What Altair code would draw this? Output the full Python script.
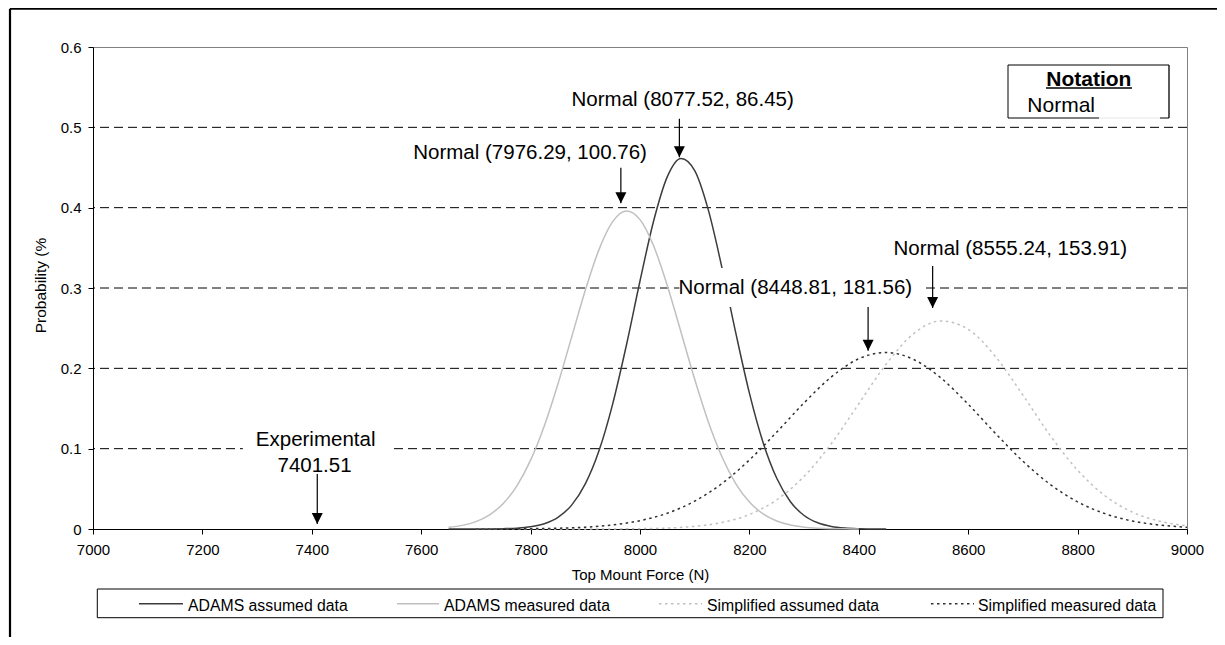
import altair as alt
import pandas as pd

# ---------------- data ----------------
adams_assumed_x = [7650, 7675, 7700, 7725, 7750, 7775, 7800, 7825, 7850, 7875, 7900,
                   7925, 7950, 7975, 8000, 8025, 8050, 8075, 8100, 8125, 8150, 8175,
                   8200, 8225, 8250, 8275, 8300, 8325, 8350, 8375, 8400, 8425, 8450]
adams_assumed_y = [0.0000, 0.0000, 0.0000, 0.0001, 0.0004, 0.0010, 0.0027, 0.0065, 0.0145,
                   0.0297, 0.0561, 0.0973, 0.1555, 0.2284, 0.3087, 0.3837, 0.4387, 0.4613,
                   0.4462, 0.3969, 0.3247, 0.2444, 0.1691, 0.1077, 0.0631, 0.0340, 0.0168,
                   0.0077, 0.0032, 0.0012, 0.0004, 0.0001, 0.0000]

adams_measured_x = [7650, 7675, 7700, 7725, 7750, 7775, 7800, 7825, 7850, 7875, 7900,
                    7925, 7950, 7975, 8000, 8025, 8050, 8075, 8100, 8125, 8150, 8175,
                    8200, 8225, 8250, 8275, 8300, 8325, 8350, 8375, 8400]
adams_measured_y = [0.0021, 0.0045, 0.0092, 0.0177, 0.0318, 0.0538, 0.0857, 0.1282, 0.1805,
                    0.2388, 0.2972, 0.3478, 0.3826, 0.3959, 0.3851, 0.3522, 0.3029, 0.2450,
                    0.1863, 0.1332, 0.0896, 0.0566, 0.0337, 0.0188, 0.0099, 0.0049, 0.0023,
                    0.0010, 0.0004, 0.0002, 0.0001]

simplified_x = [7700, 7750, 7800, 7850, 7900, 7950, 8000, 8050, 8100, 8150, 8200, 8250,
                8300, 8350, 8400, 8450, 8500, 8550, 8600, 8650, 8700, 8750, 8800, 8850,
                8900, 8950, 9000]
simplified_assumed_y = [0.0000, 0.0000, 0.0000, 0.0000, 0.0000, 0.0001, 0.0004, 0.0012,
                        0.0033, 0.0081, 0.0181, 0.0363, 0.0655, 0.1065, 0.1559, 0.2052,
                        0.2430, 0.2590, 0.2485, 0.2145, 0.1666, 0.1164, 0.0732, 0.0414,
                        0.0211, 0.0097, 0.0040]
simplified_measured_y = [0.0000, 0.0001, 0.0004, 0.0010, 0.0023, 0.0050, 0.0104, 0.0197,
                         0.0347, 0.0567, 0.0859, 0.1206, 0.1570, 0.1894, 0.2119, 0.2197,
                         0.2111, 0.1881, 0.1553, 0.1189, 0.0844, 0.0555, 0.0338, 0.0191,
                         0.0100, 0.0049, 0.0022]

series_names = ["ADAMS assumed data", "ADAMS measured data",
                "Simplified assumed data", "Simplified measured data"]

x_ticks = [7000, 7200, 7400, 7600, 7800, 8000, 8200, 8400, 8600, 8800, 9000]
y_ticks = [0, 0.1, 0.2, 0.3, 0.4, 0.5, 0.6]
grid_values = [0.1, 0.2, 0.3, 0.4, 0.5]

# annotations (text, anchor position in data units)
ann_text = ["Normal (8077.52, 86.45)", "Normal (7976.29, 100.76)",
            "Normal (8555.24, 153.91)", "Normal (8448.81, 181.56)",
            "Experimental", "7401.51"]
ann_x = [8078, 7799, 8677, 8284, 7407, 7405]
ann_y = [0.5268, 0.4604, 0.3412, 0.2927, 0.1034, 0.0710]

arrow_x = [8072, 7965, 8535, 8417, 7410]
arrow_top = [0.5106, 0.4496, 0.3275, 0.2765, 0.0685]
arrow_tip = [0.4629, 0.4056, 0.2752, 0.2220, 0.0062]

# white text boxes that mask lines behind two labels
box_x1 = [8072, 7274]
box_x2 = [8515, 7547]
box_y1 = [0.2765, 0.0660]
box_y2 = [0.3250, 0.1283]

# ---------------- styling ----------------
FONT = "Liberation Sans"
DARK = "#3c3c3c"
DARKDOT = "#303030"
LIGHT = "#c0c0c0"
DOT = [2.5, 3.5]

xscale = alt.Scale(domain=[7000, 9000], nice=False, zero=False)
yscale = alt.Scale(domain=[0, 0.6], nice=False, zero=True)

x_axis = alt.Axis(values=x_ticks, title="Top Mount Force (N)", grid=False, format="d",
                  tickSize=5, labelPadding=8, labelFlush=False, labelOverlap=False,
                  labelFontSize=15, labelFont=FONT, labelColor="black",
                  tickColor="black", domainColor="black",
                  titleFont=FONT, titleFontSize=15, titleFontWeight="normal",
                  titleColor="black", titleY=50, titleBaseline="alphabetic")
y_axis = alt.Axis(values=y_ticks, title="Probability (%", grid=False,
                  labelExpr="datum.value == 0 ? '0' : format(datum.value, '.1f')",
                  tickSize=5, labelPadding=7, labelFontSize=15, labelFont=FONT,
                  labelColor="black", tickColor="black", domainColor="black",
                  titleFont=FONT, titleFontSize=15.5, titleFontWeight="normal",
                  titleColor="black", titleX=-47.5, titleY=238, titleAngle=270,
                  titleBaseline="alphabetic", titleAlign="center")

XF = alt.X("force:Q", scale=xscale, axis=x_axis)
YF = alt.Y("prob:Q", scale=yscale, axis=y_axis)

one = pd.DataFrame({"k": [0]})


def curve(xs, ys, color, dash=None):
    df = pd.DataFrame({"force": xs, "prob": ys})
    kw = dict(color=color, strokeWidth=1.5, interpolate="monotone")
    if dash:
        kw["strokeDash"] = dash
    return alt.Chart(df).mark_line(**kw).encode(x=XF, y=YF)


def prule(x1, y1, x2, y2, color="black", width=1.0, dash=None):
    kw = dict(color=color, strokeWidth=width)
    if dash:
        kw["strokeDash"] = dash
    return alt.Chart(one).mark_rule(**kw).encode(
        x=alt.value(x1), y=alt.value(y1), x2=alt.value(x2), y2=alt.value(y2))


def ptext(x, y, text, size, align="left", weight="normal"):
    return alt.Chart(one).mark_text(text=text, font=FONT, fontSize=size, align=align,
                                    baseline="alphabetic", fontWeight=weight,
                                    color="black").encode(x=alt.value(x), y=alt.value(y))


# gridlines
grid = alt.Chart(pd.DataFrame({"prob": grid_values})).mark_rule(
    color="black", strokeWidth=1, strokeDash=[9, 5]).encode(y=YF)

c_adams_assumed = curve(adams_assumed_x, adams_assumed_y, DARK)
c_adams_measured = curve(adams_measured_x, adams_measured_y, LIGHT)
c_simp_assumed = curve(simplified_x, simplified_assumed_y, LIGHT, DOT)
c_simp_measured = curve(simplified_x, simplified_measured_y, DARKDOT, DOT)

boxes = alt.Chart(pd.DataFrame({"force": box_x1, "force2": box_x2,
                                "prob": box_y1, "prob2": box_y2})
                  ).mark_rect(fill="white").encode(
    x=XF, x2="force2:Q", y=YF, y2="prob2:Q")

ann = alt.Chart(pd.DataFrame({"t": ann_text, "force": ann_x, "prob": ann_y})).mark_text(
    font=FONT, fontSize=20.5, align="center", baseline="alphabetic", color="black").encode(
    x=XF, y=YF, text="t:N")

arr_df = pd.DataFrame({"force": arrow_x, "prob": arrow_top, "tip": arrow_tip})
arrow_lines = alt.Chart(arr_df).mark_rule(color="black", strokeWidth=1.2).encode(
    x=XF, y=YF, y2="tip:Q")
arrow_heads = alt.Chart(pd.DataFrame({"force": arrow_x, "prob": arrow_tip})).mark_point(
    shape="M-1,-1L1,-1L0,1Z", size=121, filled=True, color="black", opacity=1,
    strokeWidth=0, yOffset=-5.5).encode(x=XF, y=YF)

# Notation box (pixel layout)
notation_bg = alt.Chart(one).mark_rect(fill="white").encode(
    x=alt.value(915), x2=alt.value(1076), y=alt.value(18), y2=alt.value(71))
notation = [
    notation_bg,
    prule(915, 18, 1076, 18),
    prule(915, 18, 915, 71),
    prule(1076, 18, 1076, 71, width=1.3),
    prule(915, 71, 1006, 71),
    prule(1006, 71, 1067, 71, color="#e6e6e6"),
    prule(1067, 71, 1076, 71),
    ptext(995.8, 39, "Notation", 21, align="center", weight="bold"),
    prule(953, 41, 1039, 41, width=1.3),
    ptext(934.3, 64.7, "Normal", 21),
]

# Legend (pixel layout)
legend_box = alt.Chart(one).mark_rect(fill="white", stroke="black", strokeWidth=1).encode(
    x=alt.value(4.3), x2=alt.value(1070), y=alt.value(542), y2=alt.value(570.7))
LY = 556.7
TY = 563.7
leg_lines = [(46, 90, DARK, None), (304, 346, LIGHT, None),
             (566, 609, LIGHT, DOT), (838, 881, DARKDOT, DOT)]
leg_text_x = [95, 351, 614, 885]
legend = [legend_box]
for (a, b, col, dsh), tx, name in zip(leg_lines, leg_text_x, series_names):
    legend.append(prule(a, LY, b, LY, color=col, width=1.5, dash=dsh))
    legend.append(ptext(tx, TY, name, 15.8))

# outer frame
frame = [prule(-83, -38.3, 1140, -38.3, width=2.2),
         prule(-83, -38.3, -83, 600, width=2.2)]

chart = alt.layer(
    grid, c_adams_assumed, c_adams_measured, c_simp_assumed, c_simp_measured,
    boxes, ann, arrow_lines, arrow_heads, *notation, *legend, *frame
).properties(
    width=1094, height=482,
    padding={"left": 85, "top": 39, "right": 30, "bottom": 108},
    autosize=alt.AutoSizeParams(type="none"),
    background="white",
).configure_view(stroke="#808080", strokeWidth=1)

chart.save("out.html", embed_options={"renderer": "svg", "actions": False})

> **TASK INSTRUCTIONS**
Copy nothing but the lines from the first one in the listing through the line with "0.0010, 0.0004, 0.0002, 0.0001]", and omit the pictures.

> **CORRECT ANSWER**
What Altair code would draw this? Output the full Python script.
import altair as alt
import pandas as pd

# ---------------- data ----------------
adams_assumed_x = [7650, 7675, 7700, 7725, 7750, 7775, 7800, 7825, 7850, 7875, 7900,
                   7925, 7950, 7975, 8000, 8025, 8050, 8075, 8100, 8125, 8150, 8175,
                   8200, 8225, 8250, 8275, 8300, 8325, 8350, 8375, 8400, 8425, 8450]
adams_assumed_y = [0.0000, 0.0000, 0.0000, 0.0001, 0.0004, 0.0010, 0.0027, 0.0065, 0.0145,
                   0.0297, 0.0561, 0.0973, 0.1555, 0.2284, 0.3087, 0.3837, 0.4387, 0.4613,
                   0.4462, 0.3969, 0.3247, 0.2444, 0.1691, 0.1077, 0.0631, 0.0340, 0.0168,
                   0.0077, 0.0032, 0.0012, 0.0004, 0.0001, 0.0000]

adams_measured_x = [7650, 7675, 7700, 7725, 7750, 7775, 7800, 7825, 7850, 7875, 7900,
                    7925, 7950, 7975, 8000, 8025, 8050, 8075, 8100, 8125, 8150, 8175,
                    8200, 8225, 8250, 8275, 8300, 8325, 8350, 8375, 8400]
adams_measured_y = [0.0021, 0.0045, 0.0092, 0.0177, 0.0318, 0.0538, 0.0857, 0.1282, 0.1805,
                    0.2388, 0.2972, 0.3478, 0.3826, 0.3959, 0.3851, 0.3522, 0.3029, 0.2450,
                    0.1863, 0.1332, 0.0896, 0.0566, 0.0337, 0.0188, 0.0099, 0.0049, 0.0023,
                    0.0010, 0.0004, 0.0002, 0.0001]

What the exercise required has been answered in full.